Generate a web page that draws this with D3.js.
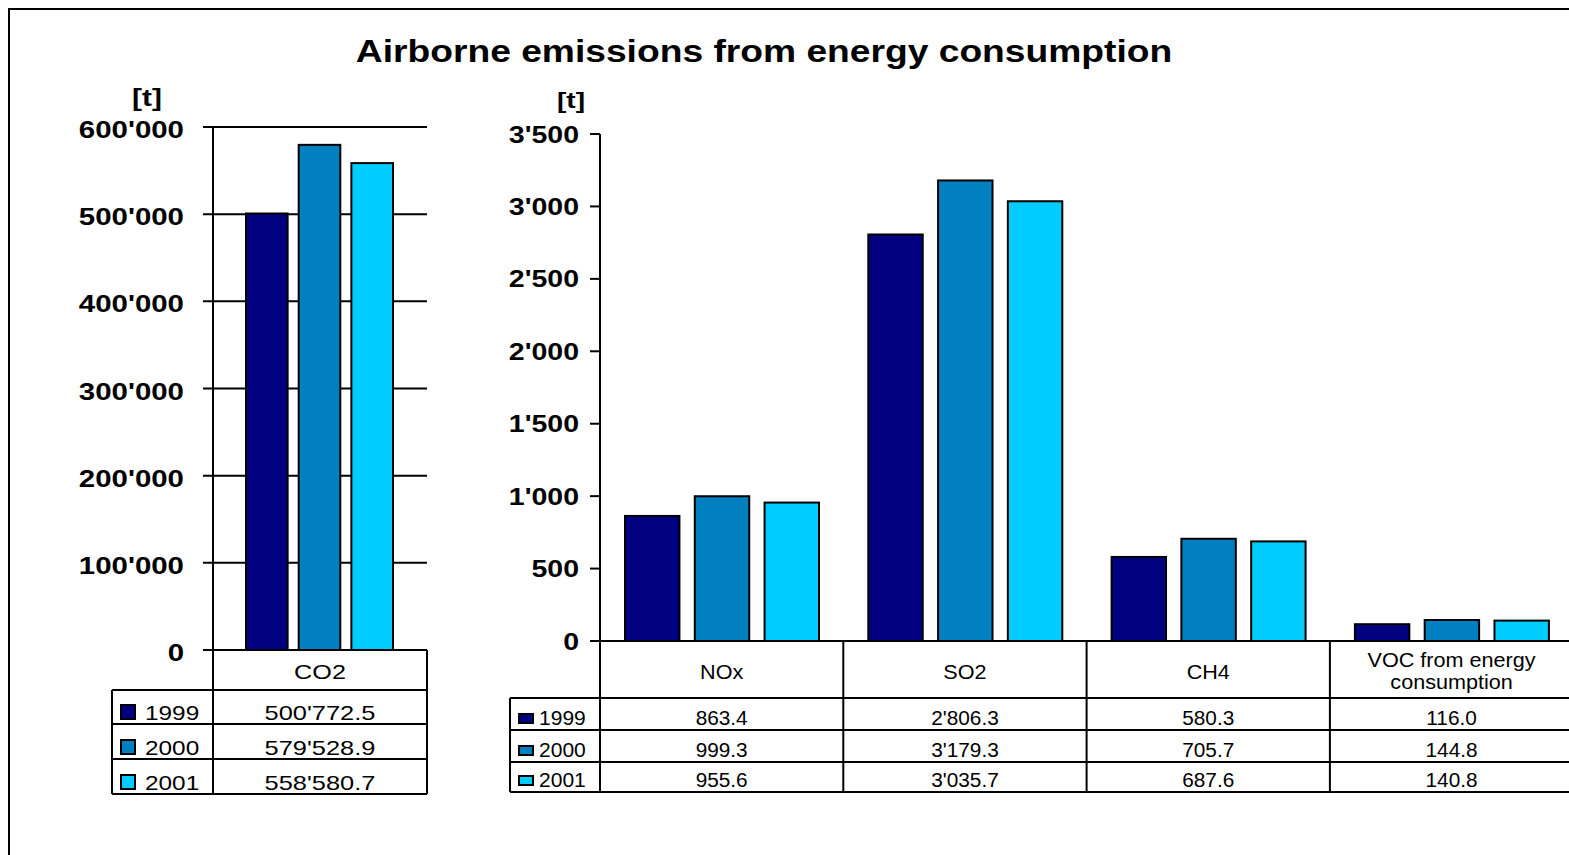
<!DOCTYPE html>
<html><head><meta charset="utf-8">
<script src="https://cdn.jsdelivr.net/npm/d3@7"></script>
<style>
html,body{margin:0;padding:0;background:#fff;}
svg{display:block;font-family:"Liberation Sans",Arial,sans-serif;}
</style></head>
<body>
<svg id="chart" width="1569" height="855"></svg>
<script>
// ---- data ----
const title = "Airborne emissions from energy consumption";
const unitLabel = "[t]";
const years = ["1999", "2000", "2001"];
const co2Categories = ["CO2"];
const co2Values = { "1999": [500772.5], "2000": [579528.9], "2001": [558580.7] };
const co2Ticks = [0, 100000, 200000, 300000, 400000, 500000, 600000];
const otherCategories = ["NOx", "SO2", "CH4", "VOC from energy consumption"];
const otherValues = {
  "1999": [863.4, 2806.3, 580.3, 116.0],
  "2000": [999.3, 3179.3, 705.7, 144.8],
  "2001": [955.6, 3035.7, 687.6, 140.8]
};
const otherTicks = [0, 500, 1000, 1500, 2000, 2500, 3000, 3500];
const colors = ["#000080", "#0080C0", "#00CCFF"];

// ---- setup ----
const svg = d3.select("#chart");
const loc = d3.formatLocale({decimal: ".", thousands: "'", grouping: [3], currency: ["", ""]});
const fmtTick = loc.format(",");
const fmtVal = loc.format(",.1f");
const color = d3.scaleOrdinal().domain(years).range(colors);

function stext(g, x, y, str, o) {
  return g.append("text")
    .attr("transform", `translate(${x},${y}) scale(${o.sx || 1},1)`)
    .attr("text-anchor", o.anchor || "middle")
    .attr("font-size", o.size)
    .attr("font-weight", o.weight || "normal")
    .attr("fill", "#000")
    .text(str);
}
function line(g, x1, y1, x2, y2, w) {
  g.append("line").attr("x1", x1).attr("y1", y1).attr("x2", x2).attr("y2", y2)
    .attr("stroke", "#000").attr("stroke-width", w || 2);
}

// outer frame
svg.append("rect").attr("x", 9).attr("y", 9).attr("width", 1600).attr("height", 900)
  .attr("fill", "none").attr("stroke", "#000").attr("stroke-width", 2);

// title
stext(svg, 764, 62, title, {size: 31, weight: "bold", sx: 1.2});

// ================= LEFT: CO2 =================
const L = {x0: 213, x1: 427, yTop: 127, yBase: 650, legX: 112, rows: [690, 724, 759, 794]};
const gL = svg.append("g");
const yL = d3.scaleLinear().domain([0, 600000]).range([L.yBase, L.yTop]);
const xL0 = d3.scaleBand().domain(co2Categories).range([L.x0, L.x1]).padding(0);
const xL1 = d3.scaleBand().domain(years).range([33, 180]).paddingInner(0.21);

// gridlines
co2Ticks.forEach(t => { line(gL, L.x0 - 10, yL(t), L.x1, yL(t), 2); });
// tick labels
co2Ticks.forEach(t => {
  stext(gL, 184, yL(t) + 11, fmtTick(t), {size: 23, weight: "bold", sx: 1.28, anchor: "end"});
});
stext(gL, 147, 106, unitLabel, {size: 23, weight: "bold", sx: 1.3});

// bars
co2Categories.forEach((c, i) => {
  years.forEach(yr => {
    const v = co2Values[yr][i];
    gL.append("rect")
      .attr("x", xL0(c) + xL1(yr)).attr("y", yL(v))
      .attr("width", xL1.bandwidth()).attr("height", yL(0) - yL(v))
      .attr("fill", color(yr)).attr("stroke", "#000").attr("stroke-width", 2);
  });
});

// table
line(gL, L.x0, L.yTop, L.x0, L.rows[3], 2);
line(gL, L.x1, L.yBase, L.x1, L.rows[3], 2);
line(gL, L.legX, L.rows[0], L.legX, L.rows[3], 2);
L.rows.forEach(r => line(gL, L.legX, r, L.x1, r, 2));
co2Categories.forEach(c => {
  stext(gL, xL0(c) + xL0.bandwidth() / 2, 679, c, {size: 21, sx: 1.2});
});
years.forEach((yr, j) => {
  const rb = L.rows[j + 1];
  gL.append("rect").attr("x", 121).attr("y", rb - 19).attr("width", 14).attr("height", 14)
    .attr("fill", color(yr)).attr("stroke", "#000").attr("stroke-width", 2);
  stext(gL, 145, rb - 4, yr, {size: 21, sx: 1.16, anchor: "start"});
  co2Categories.forEach((c, i) => {
    stext(gL, xL0(c) + xL0.bandwidth() / 2, rb - 4.5, fmtVal(co2Values[yr][i]), {size: 21, sx: 1.21});
  });
});

// ================= RIGHT: other emissions =================
const R = {x0: 600, colW: 243.3, yTop: 134, yBase: 641, legX: 510, rows: [698, 730, 762, 792]};
const gR = svg.append("g");
const yR = d3.scaleLinear().domain([0, 3500]).range([R.yBase, R.yTop]);
const xR0 = d3.scaleBand().domain(otherCategories).range([R.x0, R.x0 + R.colW * otherCategories.length]).padding(0);
const xR1 = d3.scaleBand().domain(years).range([25, 219]).paddingInner(0.22);

// axis ticks
otherTicks.forEach(t => {
  line(gR, R.x0 - 10, yR(t), R.x0, yR(t), 2);
  stext(gR, 579, yR(t) + 8.5, fmtTick(t), {size: 23, weight: "bold", sx: 1.24, anchor: "end"});
});
stext(gR, 571, 108, unitLabel, {size: 22, weight: "bold", sx: 1.28});

// bars
otherCategories.forEach((c, i) => {
  years.forEach(yr => {
    const v = otherValues[yr][i];
    gR.append("rect")
      .attr("x", xR0(c) + xR1(yr)).attr("y", yR(v))
      .attr("width", xR1.bandwidth()).attr("height", yR(0) - yR(v))
      .attr("fill", color(yr)).attr("stroke", "#000").attr("stroke-width", 2);
  });
});

// table lines
const xEnd = xR0.range()[1];
line(gR, R.x0 - 10, R.yBase, xEnd, R.yBase, 2);
line(gR, R.x0, R.yTop, R.x0, R.rows[3], 2);
line(gR, R.legX, R.rows[0], R.legX, R.rows[3], 2);
R.rows.forEach(r => line(gR, R.legX, r, xEnd, r, 2));
otherCategories.forEach(c => {
  line(gR, xR0(c) + xR0.bandwidth(), R.yBase, xR0(c) + xR0.bandwidth(), R.rows[3], 2);
});

// category labels with wrapping
const catSx = 1.08, catSize = 20, maxW = 225;
otherCategories.forEach(c => {
  const cx = xR0(c) + xR0.bandwidth() / 2;
  const words = c.split(" ");
  const lines = [];
  let cur = "";
  const probe = gR.append("text").attr("font-size", catSize);
  words.forEach(w => {
    const test = cur ? cur + " " + w : w;
    probe.text(test);
    if (probe.node().getComputedTextLength() * catSx > maxW && cur) { lines.push(cur); cur = w; }
    else cur = test;
  });
  lines.push(cur);
  probe.remove();
  if (lines.length === 1) {
    stext(gR, cx, 679, lines[0], {size: catSize, sx: catSx});
  } else {
    lines.forEach((ln, k) => stext(gR, cx, 667 + k * 22, ln, {size: catSize, sx: catSx}));
  }
});

years.forEach((yr, j) => {
  const rb = R.rows[j + 1];
  gR.append("rect").attr("x", 519).attr("y", rb - 16).attr("width", 14).attr("height", 9)
    .attr("fill", color(yr)).attr("stroke", "#000").attr("stroke-width", 2);
  stext(gR, 539, rb - 5, yr, {size: 19.5, sx: 1.08, anchor: "start"});
  otherCategories.forEach((c, i) => {
    stext(gR, xR0(c) + xR0.bandwidth() / 2, rb - 5, fmtVal(otherValues[yr][i]), {size: 20, sx: 1.04});
  });
});
</script>
</body></html>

----------------

* [Problem description]: Return the material exactly as given, apart from the pictures.

* [Task solution]:
Generate a web page that draws this with D3.js.
<!DOCTYPE html>
<html><head><meta charset="utf-8">
<script src="https://cdn.jsdelivr.net/npm/d3@7"></script>
<style>
html,body{margin:0;padding:0;background:#fff;}
svg{display:block;font-family:"Liberation Sans",Arial,sans-serif;}
</style></head>
<body>
<svg id="chart" width="1569" height="855"></svg>
<script>
// ---- data ----
const title = "Airborne emissions from energy consumption";
const unitLabel = "[t]";
const years = ["1999", "2000", "2001"];
const co2Categories = ["CO2"];
const co2Values = { "1999": [500772.5], "2000": [579528.9], "2001": [558580.7] };
const co2Ticks = [0, 100000, 200000, 300000, 400000, 500000, 600000];
const otherCategories = ["NOx", "SO2", "CH4", "VOC from energy consumption"];
const otherValues = {
  "1999": [863.4, 2806.3, 580.3, 116.0],
  "2000": [999.3, 3179.3, 705.7, 144.8],
  "2001": [955.6, 3035.7, 687.6, 140.8]
};
const otherTicks = [0, 500, 1000, 1500, 2000, 2500, 3000, 3500];
const colors = ["#000080", "#0080C0", "#00CCFF"];

// ---- setup ----
const svg = d3.select("#chart");
const loc = d3.formatLocale({decimal: ".", thousands: "'", grouping: [3], currency: ["", ""]});
const fmtTick = loc.format(",");
const fmtVal = loc.format(",.1f");
const color = d3.scaleOrdinal().domain(years).range(colors);

function stext(g, x, y, str, o) {
  return g.append("text")
    .attr("transform", `translate(${x},${y}) scale(${o.sx || 1},1)`)
    .attr("text-anchor", o.anchor || "middle")
    .attr("font-size", o.size)
    .attr("font-weight", o.weight || "normal")
    .attr("fill", "#000")
    .text(str);
}
function line(g, x1, y1, x2, y2, w) {
  g.append("line").attr("x1", x1).attr("y1", y1).attr("x2", x2).attr("y2", y2)
    .attr("stroke", "#000").attr("stroke-width", w || 2);
}

// outer frame
svg.append("rect").attr("x", 9).attr("y", 9).attr("width", 1600).attr("height", 900)
  .attr("fill", "none").attr("stroke", "#000").attr("stroke-width", 2);

// title
stext(svg, 764, 62, title, {size: 31, weight: "bold", sx: 1.2});

// ================= LEFT: CO2 =================
const L = {x0: 213, x1: 427, yTop: 127, yBase: 650, legX: 112, rows: [690, 724, 759, 794]};
const gL = svg.append("g");
const yL = d3.scaleLinear().domain([0, 600000]).range([L.yBase, L.yTop]);
const xL0 = d3.scaleBand().domain(co2Categories).range([L.x0, L.x1]).padding(0);
const xL1 = d3.scaleBand().domain(years).range([33, 180]).paddingInner(0.21);

// gridlines
co2Ticks.forEach(t => { line(gL, L.x0 - 10, yL(t), L.x1, yL(t), 2); });
// tick labels
co2Ticks.forEach(t => {
  stext(gL, 184, yL(t) + 11, fmtTick(t), {size: 23, weight: "bold", sx: 1.28, anchor: "end"});
});
stext(gL, 147, 106, unitLabel, {size: 23, weight: "bold", sx: 1.3});

// bars
co2Categories.forEach((c, i) => {
  years.forEach(yr => {
    const v = co2Values[yr][i];
    gL.append("rect")
      .attr("x", xL0(c) + xL1(yr)).attr("y", yL(v))
      .attr("width", xL1.bandwidth()).attr("height", yL(0) - yL(v))
      .attr("fill", color(yr)).attr("stroke", "#000").attr("stroke-width", 2);
  });
});

// table
line(gL, L.x0, L.yTop, L.x0, L.rows[3], 2);
line(gL, L.x1, L.yBase, L.x1, L.rows[3], 2);
line(gL, L.legX, L.rows[0], L.legX, L.rows[3], 2);
L.rows.forEach(r => line(gL, L.legX, r, L.x1, r, 2));
co2Categories.forEach(c => {
  stext(gL, xL0(c) + xL0.bandwidth() / 2, 679, c, {size: 21, sx: 1.2});
});
years.forEach((yr, j) => {
  const rb = L.rows[j + 1];
  gL.append("rect").attr("x", 121).attr("y", rb - 19).attr("width", 14).attr("height", 14)
    .attr("fill", color(yr)).attr("stroke", "#000").attr("stroke-width", 2);
  stext(gL, 145, rb - 4, yr, {size: 21, sx: 1.16, anchor: "start"});
  co2Categories.forEach((c, i) => {
    stext(gL, xL0(c) + xL0.bandwidth() / 2, rb - 4.5, fmtVal(co2Values[yr][i]), {size: 21, sx: 1.21});
  });
});

// ================= RIGHT: other emissions =================
const R = {x0: 600, colW: 243.3, yTop: 134, yBase: 641, legX: 510, rows: [698, 730, 762, 792]};
const gR = svg.append("g");
const yR = d3.scaleLinear().domain([0, 3500]).range([R.yBase, R.yTop]);
const xR0 = d3.scaleBand().domain(otherCategories).range([R.x0, R.x0 + R.colW * otherCategories.length]).padding(0);
const xR1 = d3.scaleBand().domain(years).range([25, 219]).paddingInner(0.22);

// axis ticks
otherTicks.forEach(t => {
  line(gR, R.x0 - 10, yR(t), R.x0, yR(t), 2);
  stext(gR, 579, yR(t) + 8.5, fmtTick(t), {size: 23, weight: "bold", sx: 1.24, anchor: "end"});
});
stext(gR, 571, 108, unitLabel, {size: 22, weight: "bold", sx: 1.28});

// bars
otherCategories.forEach((c, i) => {
  years.forEach(yr => {
    const v = otherValues[yr][i];
    gR.append("rect")
      .attr("x", xR0(c) + xR1(yr)).attr("y", yR(v))
      .attr("width", xR1.bandwidth()).attr("height", yR(0) - yR(v))
      .attr("fill", color(yr)).attr("stroke", "#000").attr("stroke-width", 2);
  });
});

// table lines
const xEnd = xR0.range()[1];
line(gR, R.x0 - 10, R.yBase, xEnd, R.yBase, 2);
line(gR, R.x0, R.yTop, R.x0, R.rows[3], 2);
line(gR, R.legX, R.rows[0], R.legX, R.rows[3], 2);
R.rows.forEach(r => line(gR, R.legX, r, xEnd, r, 2));
otherCategories.forEach(c => {
  line(gR, xR0(c) + xR0.bandwidth(), R.yBase, xR0(c) + xR0.bandwidth(), R.rows[3], 2);
});

// category labels with wrapping
const catSx = 1.08, catSize = 20, maxW = 225;
otherCategories.forEach(c => {
  const cx = xR0(c) + xR0.bandwidth() / 2;
  const words = c.split(" ");
  const lines = [];
  let cur = "";
  const probe = gR.append("text").attr("font-size", catSize);
  words.forEach(w => {
    const test = cur ? cur + " " + w : w;
    probe.text(test);
    if (probe.node().getComputedTextLength() * catSx > maxW && cur) { lines.push(cur); cur = w; }
    else cur = test;
  });
  lines.push(cur);
  probe.remove();
  if (lines.length === 1) {
    stext(gR, cx, 679, lines[0], {size: catSize, sx: catSx});
  } else {
    lines.forEach((ln, k) => stext(gR, cx, 667 + k * 22, ln, {size: catSize, sx: catSx}));
  }
});

years.forEach((yr, j) => {
  const rb = R.rows[j + 1];
  gR.append("rect").attr("x", 519).attr("y", rb - 16).attr("width", 14).attr("height", 9)
    .attr("fill", color(yr)).attr("stroke", "#000").attr("stroke-width", 2);
  stext(gR, 539, rb - 5, yr, {size: 19.5, sx: 1.08, anchor: "start"});
  otherCategories.forEach((c, i) => {
    stext(gR, xR0(c) + xR0.bandwidth() / 2, rb - 5, fmtVal(otherValues[yr][i]), {size: 20, sx: 1.04});
  });
});
</script>
</body></html>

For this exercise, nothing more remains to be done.